Center for the Blue Economy Advisory Council member Michael Conathan co-authors this piece sharing "Stories of Fishermen on the Front Lines of Climate Change."

Many fishermen understand the negative consequences of climate change on their livelihoods. In 2014, the Center for American Progress led a survey asking commercial fishermen in New England about their perspectives on the changes occurring on the water. CAP found that “65 percent of fishermen surveyed believe climate change could leave them ‘unable to profit’ and ultimately ‘forced out’ of their fishery,leaving them with no option but to switch to a new target species or a different profession entirely. According to the survey, “More than 80 percent of those who have noticed a warming trend attribute it to climate change.” The concerns of fishermen, combined with the clear scientific evidence, have prompted many regional fishery managers to begin contemplating how to incorporate climate change into fisheries management in a way that upholds the stringent standards of the Magnuson-Stevens Fishery Conservation and Management Act (MSA).
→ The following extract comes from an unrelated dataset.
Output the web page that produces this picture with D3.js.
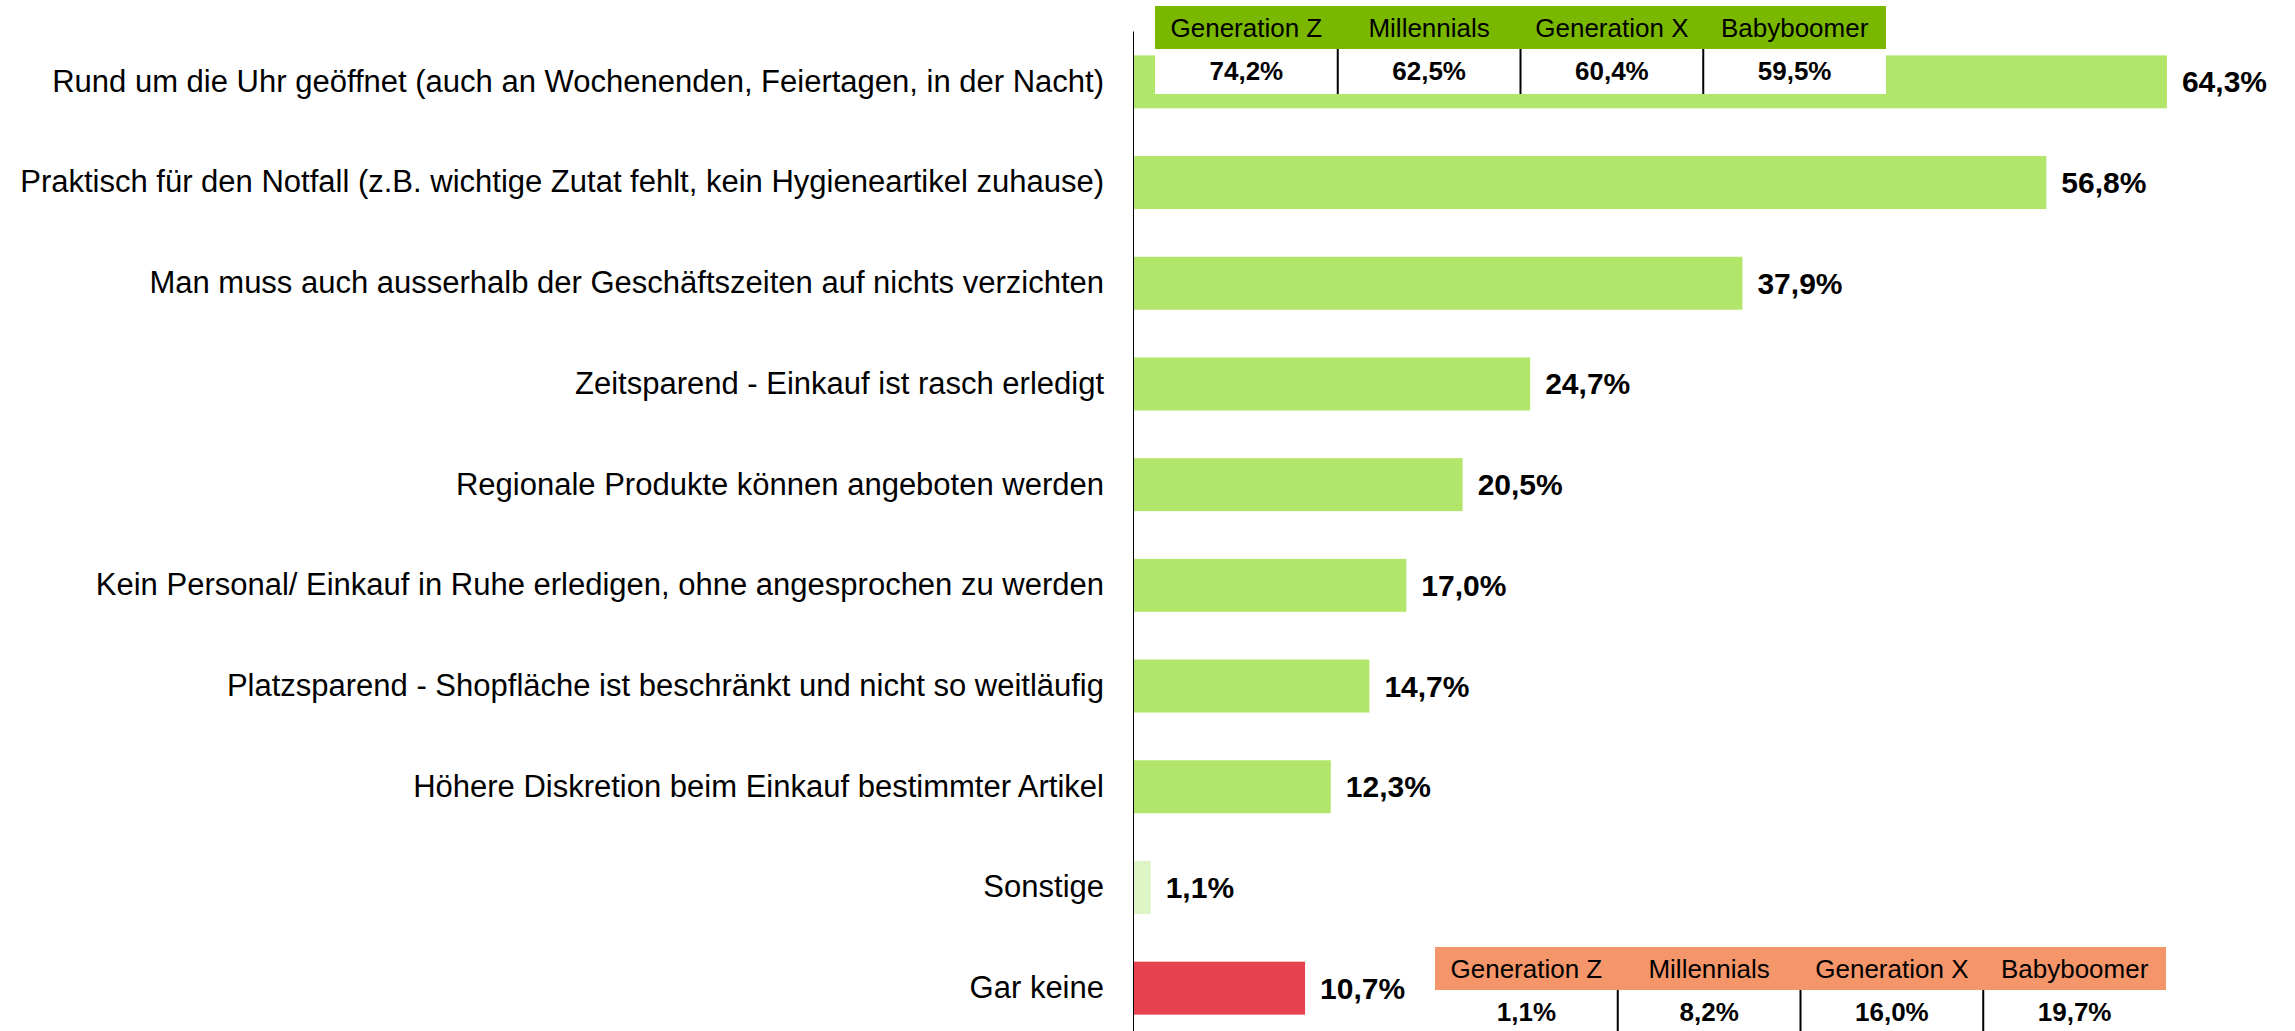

The Magnuson-Stevens Fishery Conservation and Management Act
The MSA, the main fisheries management law in the United States, has propelled the country to become an international leader in sustainable fisheries management. It was originally passed in 1976 to protect American fishing rights within 200 miles of the coast, now known as the exclusive economic zone. Since passage, the MSA has been reauthorized to further protect and sustain American fishing interests by sustainably managing the nation’s fishery resources through science-based management and conservation.